REQUIREMENTS - Repeat the data word for word. Do not include the pictures.

--- start PROVIDED MATERIAL ---

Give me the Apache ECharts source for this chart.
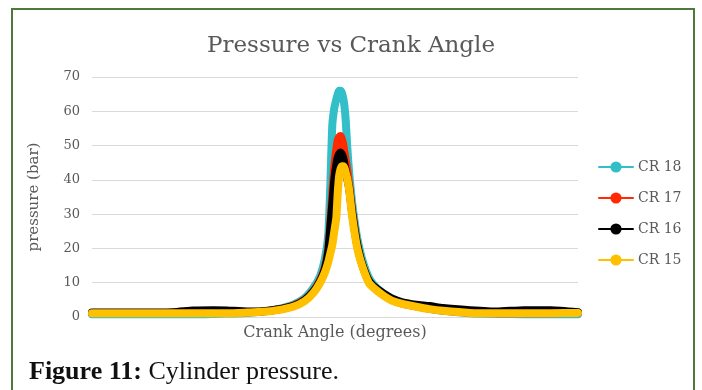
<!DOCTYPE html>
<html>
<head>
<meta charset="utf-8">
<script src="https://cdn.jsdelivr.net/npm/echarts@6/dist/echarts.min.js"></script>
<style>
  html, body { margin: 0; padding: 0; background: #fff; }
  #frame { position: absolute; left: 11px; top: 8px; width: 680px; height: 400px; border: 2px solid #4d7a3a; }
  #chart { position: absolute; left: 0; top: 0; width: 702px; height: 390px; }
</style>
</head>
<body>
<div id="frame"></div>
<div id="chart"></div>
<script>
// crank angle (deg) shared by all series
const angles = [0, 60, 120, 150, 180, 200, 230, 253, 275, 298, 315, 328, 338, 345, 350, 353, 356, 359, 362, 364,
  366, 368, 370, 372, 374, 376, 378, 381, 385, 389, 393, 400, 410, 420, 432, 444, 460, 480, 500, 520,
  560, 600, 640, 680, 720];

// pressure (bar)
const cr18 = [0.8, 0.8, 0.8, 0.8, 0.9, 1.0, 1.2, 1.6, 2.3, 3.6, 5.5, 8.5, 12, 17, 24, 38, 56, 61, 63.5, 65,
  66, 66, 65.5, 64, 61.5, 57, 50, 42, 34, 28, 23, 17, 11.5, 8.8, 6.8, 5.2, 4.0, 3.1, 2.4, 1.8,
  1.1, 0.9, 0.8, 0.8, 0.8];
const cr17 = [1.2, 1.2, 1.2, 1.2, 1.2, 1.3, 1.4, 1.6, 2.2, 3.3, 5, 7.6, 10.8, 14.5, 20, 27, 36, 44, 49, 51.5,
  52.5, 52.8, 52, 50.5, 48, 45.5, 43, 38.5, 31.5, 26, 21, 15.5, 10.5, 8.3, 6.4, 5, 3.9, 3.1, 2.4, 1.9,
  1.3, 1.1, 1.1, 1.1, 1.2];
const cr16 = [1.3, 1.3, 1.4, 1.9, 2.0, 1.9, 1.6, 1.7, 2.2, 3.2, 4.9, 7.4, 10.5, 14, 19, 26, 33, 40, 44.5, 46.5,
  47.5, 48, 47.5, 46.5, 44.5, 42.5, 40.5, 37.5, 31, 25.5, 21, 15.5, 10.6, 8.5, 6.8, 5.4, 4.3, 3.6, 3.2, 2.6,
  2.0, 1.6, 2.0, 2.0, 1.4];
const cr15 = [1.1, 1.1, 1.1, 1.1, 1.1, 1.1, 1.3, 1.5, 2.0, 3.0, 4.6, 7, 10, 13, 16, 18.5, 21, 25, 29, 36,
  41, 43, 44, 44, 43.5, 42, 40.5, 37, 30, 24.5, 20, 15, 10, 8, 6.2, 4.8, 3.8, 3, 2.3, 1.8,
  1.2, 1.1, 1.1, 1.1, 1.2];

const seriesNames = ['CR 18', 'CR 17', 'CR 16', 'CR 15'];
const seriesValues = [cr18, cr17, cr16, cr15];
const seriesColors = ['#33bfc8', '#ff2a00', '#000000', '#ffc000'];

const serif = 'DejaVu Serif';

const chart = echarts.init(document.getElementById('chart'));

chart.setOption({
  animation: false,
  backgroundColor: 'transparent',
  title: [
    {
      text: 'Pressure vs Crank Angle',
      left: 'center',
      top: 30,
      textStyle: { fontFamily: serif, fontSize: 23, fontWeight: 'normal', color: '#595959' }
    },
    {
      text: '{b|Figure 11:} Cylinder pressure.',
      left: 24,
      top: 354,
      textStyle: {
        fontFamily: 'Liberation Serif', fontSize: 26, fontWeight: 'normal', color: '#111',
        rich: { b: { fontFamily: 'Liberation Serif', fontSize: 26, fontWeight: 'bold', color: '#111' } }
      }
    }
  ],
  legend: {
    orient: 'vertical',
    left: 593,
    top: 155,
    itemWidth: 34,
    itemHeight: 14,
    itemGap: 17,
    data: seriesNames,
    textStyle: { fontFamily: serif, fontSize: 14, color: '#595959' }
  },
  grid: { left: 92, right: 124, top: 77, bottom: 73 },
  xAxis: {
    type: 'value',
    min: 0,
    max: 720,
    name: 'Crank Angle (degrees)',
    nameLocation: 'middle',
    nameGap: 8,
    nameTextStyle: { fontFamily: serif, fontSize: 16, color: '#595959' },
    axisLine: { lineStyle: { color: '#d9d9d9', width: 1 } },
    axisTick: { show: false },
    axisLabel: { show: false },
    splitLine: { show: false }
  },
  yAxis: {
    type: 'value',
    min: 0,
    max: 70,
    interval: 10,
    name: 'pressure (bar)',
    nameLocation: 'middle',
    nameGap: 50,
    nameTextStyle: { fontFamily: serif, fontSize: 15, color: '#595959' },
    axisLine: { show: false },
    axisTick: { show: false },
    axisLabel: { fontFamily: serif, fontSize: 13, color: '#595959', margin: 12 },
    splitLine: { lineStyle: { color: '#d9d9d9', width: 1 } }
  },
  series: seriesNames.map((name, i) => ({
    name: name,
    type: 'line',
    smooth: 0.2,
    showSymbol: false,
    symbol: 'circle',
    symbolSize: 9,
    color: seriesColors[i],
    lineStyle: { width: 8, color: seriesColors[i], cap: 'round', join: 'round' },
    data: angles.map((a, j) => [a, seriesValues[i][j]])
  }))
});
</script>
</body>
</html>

--- end PROVIDED MATERIAL ---

RESULT OF THIS EXERCISE -
Give me the Apache ECharts source for this chart.
<!DOCTYPE html>
<html>
<head>
<meta charset="utf-8">
<script src="https://cdn.jsdelivr.net/npm/echarts@6/dist/echarts.min.js"></script>
<style>
  html, body { margin: 0; padding: 0; background: #fff; }
  #frame { position: absolute; left: 11px; top: 8px; width: 680px; height: 400px; border: 2px solid #4d7a3a; }
  #chart { position: absolute; left: 0; top: 0; width: 702px; height: 390px; }
</style>
</head>
<body>
<div id="frame"></div>
<div id="chart"></div>
<script>
// crank angle (deg) shared by all series
const angles = [0, 60, 120, 150, 180, 200, 230, 253, 275, 298, 315, 328, 338, 345, 350, 353, 356, 359, 362, 364,
  366, 368, 370, 372, 374, 376, 378, 381, 385, 389, 393, 400, 410, 420, 432, 444, 460, 480, 500, 520,
  560, 600, 640, 680, 720];

// pressure (bar)
const cr18 = [0.8, 0.8, 0.8, 0.8, 0.9, 1.0, 1.2, 1.6, 2.3, 3.6, 5.5, 8.5, 12, 17, 24, 38, 56, 61, 63.5, 65,
  66, 66, 65.5, 64, 61.5, 57, 50, 42, 34, 28, 23, 17, 11.5, 8.8, 6.8, 5.2, 4.0, 3.1, 2.4, 1.8,
  1.1, 0.9, 0.8, 0.8, 0.8];
const cr17 = [1.2, 1.2, 1.2, 1.2, 1.2, 1.3, 1.4, 1.6, 2.2, 3.3, 5, 7.6, 10.8, 14.5, 20, 27, 36, 44, 49, 51.5,
  52.5, 52.8, 52, 50.5, 48, 45.5, 43, 38.5, 31.5, 26, 21, 15.5, 10.5, 8.3, 6.4, 5, 3.9, 3.1, 2.4, 1.9,
  1.3, 1.1, 1.1, 1.1, 1.2];
const cr16 = [1.3, 1.3, 1.4, 1.9, 2.0, 1.9, 1.6, 1.7, 2.2, 3.2, 4.9, 7.4, 10.5, 14, 19, 26, 33, 40, 44.5, 46.5,
  47.5, 48, 47.5, 46.5, 44.5, 42.5, 40.5, 37.5, 31, 25.5, 21, 15.5, 10.6, 8.5, 6.8, 5.4, 4.3, 3.6, 3.2, 2.6,
  2.0, 1.6, 2.0, 2.0, 1.4];
const cr15 = [1.1, 1.1, 1.1, 1.1, 1.1, 1.1, 1.3, 1.5, 2.0, 3.0, 4.6, 7, 10, 13, 16, 18.5, 21, 25, 29, 36,
  41, 43, 44, 44, 43.5, 42, 40.5, 37, 30, 24.5, 20, 15, 10, 8, 6.2, 4.8, 3.8, 3, 2.3, 1.8,
  1.2, 1.1, 1.1, 1.1, 1.2];

const seriesNames = ['CR 18', 'CR 17', 'CR 16', 'CR 15'];
const seriesValues = [cr18, cr17, cr16, cr15];
const seriesColors = ['#33bfc8', '#ff2a00', '#000000', '#ffc000'];

const serif = 'DejaVu Serif';

const chart = echarts.init(document.getElementById('chart'));

chart.setOption({
  animation: false,
  backgroundColor: 'transparent',
  title: [
    {
      text: 'Pressure vs Crank Angle',
      left: 'center',
      top: 30,
      textStyle: { fontFamily: serif, fontSize: 23, fontWeight: 'normal', color: '#595959' }
    },
    {
      text: '{b|Figure 11:} Cylinder pressure.',
      left: 24,
      top: 354,
      textStyle: {
        fontFamily: 'Liberation Serif', fontSize: 26, fontWeight: 'normal', color: '#111',
        rich: { b: { fontFamily: 'Liberation Serif', fontSize: 26, fontWeight: 'bold', color: '#111' } }
      }
    }
  ],
  legend: {
    orient: 'vertical',
    left: 593,
    top: 155,
    itemWidth: 34,
    itemHeight: 14,
    itemGap: 17,
    data: seriesNames,
    textStyle: { fontFamily: serif, fontSize: 14, color: '#595959' }
  },
  grid: { left: 92, right: 124, top: 77, bottom: 73 },
  xAxis: {
    type: 'value',
    min: 0,
    max: 720,
    name: 'Crank Angle (degrees)',
    nameLocation: 'middle',
    nameGap: 8,
    nameTextStyle: { fontFamily: serif, fontSize: 16, color: '#595959' },
    axisLine: { lineStyle: { color: '#d9d9d9', width: 1 } },
    axisTick: { show: false },
    axisLabel: { show: false },
    splitLine: { show: false }
  },
  yAxis: {
    type: 'value',
    min: 0,
    max: 70,
    interval: 10,
    name: 'pressure (bar)',
    nameLocation: 'middle',
    nameGap: 50,
    nameTextStyle: { fontFamily: serif, fontSize: 15, color: '#595959' },
    axisLine: { show: false },
    axisTick: { show: false },
    axisLabel: { fontFamily: serif, fontSize: 13, color: '#595959', margin: 12 },
    splitLine: { lineStyle: { color: '#d9d9d9', width: 1 } }
  },
  series: seriesNames.map((name, i) => ({
    name: name,
    type: 'line',
    smooth: 0.2,
    showSymbol: false,
    symbol: 'circle',
    symbolSize: 9,
    color: seriesColors[i],
    lineStyle: { width: 8, color: seriesColors[i], cap: 'round', join: 'round' },
    data: angles.map((a, j) => [a, seriesValues[i][j]])
  }))
});
</script>
</body>
</html>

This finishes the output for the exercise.